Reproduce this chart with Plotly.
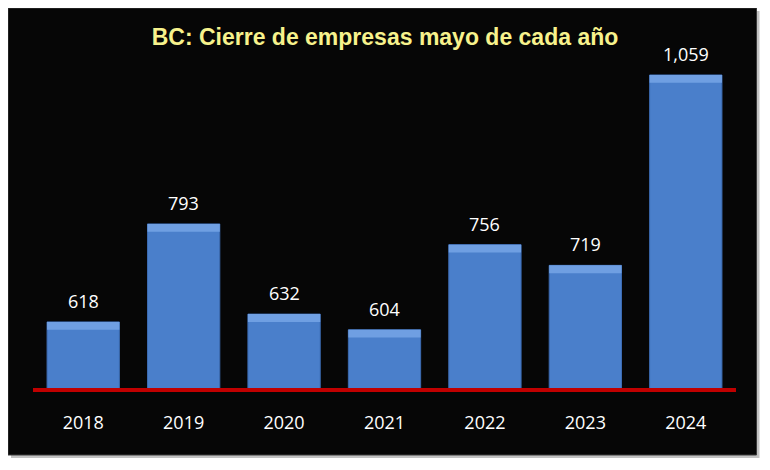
import plotly.graph_objects as go

years = ["2018", "2019", "2020", "2021", "2022", "2023", "2024"]
closures = [618, 793, 632, 604, 756, 719, 1059]
labels = ["618", "793", "632", "604", "756", "719", "1,059"]

W, H = 770, 470
OFF = 8  # page offset of the figure inside the window
ml, mt = 33 - OFF, 52 - OFF
pw, ph = 703.5, 336
mr = W - ml - pw
mb = H - mt - ph

fig = go.Figure()
fig.add_trace(go.Bar(
    x=years, y=closures, width=0.72,
    marker=dict(color="#4A7FCB", line=dict(color="#3C6BB2", width=1)),
    hoverinfo="skip", showlegend=False,
))
bevel = 14
fig.add_trace(go.Bar(
    x=years, y=[bevel] * len(closures), base=[v - bevel for v in closures],
    width=0.72, marker=dict(color="#6F9FE2", line=dict(width=0)),
    hoverinfo="skip", showlegend=False,
))

for i, (v, lab) in enumerate(zip(closures, labels)):
    fig.add_annotation(x=i, y=v, text=lab, showarrow=False, yanchor="middle",
                       yshift=21, font=dict(family="Open Sans", size=18, color="white"))

def px_x(p):
    return (p - OFF - ml) / pw

def px_y(p):
    return 1 - (p - OFF - mt) / ph

fig.add_shape(type="rect", xref="paper", yref="paper",
              x0=px_x(11), x1=px_x(760), y0=px_y(458), y1=px_y(11),
              fillcolor="#9A9A9A", line=dict(width=0), layer="below", opacity=0.6)
fig.add_shape(type="rect", xref="paper", yref="paper",
              x0=px_x(8), x1=px_x(757), y0=px_y(455), y1=px_y(8),
              fillcolor="#060606", line=dict(color="#3A3A3A", width=1), layer="below")

fig.update_layout(
    width=W, height=H,
    margin=dict(l=ml, r=mr, t=mt, b=mb),
    paper_bgcolor="white", plot_bgcolor="rgba(0,0,0,0)",
    barmode="overlay",
    title=dict(text="<b>BC: Cierre de empresas mayo de cada año</b>",
               x=(385 - OFF) / W, xanchor="center", xref="container",
               y=1 - (37 - OFF) / H, yanchor="middle", yref="container",
               font=dict(family="Liberation Sans", size=23, color="#F7F28C")),
    xaxis=dict(type="category", range=[-0.5, 6.5], showline=True,
               linecolor="#C00000", linewidth=4,
               showgrid=False, ticks="", ticklabelstandoff=15,
               tickfont=dict(family="Open Sans", size=18, color="white")),
    yaxis=dict(range=[500, 1100], visible=False, showgrid=False),
)

fig.write_html("out.html")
::::::::
# Description of the task:
Transcribe the whole listing exactly. Pictures stay out of your copy.

# Finished task:
Reproduce this chart with Plotly.
import plotly.graph_objects as go

years = ["2018", "2019", "2020", "2021", "2022", "2023", "2024"]
closures = [618, 793, 632, 604, 756, 719, 1059]
labels = ["618", "793", "632", "604", "756", "719", "1,059"]

W, H = 770, 470
OFF = 8  # page offset of the figure inside the window
ml, mt = 33 - OFF, 52 - OFF
pw, ph = 703.5, 336
mr = W - ml - pw
mb = H - mt - ph

fig = go.Figure()
fig.add_trace(go.Bar(
    x=years, y=closures, width=0.72,
    marker=dict(color="#4A7FCB", line=dict(color="#3C6BB2", width=1)),
    hoverinfo="skip", showlegend=False,
))
bevel = 14
fig.add_trace(go.Bar(
    x=years, y=[bevel] * len(closures), base=[v - bevel for v in closures],
    width=0.72, marker=dict(color="#6F9FE2", line=dict(width=0)),
    hoverinfo="skip", showlegend=False,
))

for i, (v, lab) in enumerate(zip(closures, labels)):
    fig.add_annotation(x=i, y=v, text=lab, showarrow=False, yanchor="middle",
                       yshift=21, font=dict(family="Open Sans", size=18, color="white"))

def px_x(p):
    return (p - OFF - ml) / pw

def px_y(p):
    return 1 - (p - OFF - mt) / ph

fig.add_shape(type="rect", xref="paper", yref="paper",
              x0=px_x(11), x1=px_x(760), y0=px_y(458), y1=px_y(11),
              fillcolor="#9A9A9A", line=dict(width=0), layer="below", opacity=0.6)
fig.add_shape(type="rect", xref="paper", yref="paper",
              x0=px_x(8), x1=px_x(757), y0=px_y(455), y1=px_y(8),
              fillcolor="#060606", line=dict(color="#3A3A3A", width=1), layer="below")

fig.update_layout(
    width=W, height=H,
    margin=dict(l=ml, r=mr, t=mt, b=mb),
    paper_bgcolor="white", plot_bgcolor="rgba(0,0,0,0)",
    barmode="overlay",
    title=dict(text="<b>BC: Cierre de empresas mayo de cada año</b>",
               x=(385 - OFF) / W, xanchor="center", xref="container",
               y=1 - (37 - OFF) / H, yanchor="middle", yref="container",
               font=dict(family="Liberation Sans", size=23, color="#F7F28C")),
    xaxis=dict(type="category", range=[-0.5, 6.5], showline=True,
               linecolor="#C00000", linewidth=4,
               showgrid=False, ticks="", ticklabelstandoff=15,
               tickfont=dict(family="Open Sans", size=18, color="white")),
    yaxis=dict(range=[500, 1100], visible=False, showgrid=False),
)

fig.write_html("out.html")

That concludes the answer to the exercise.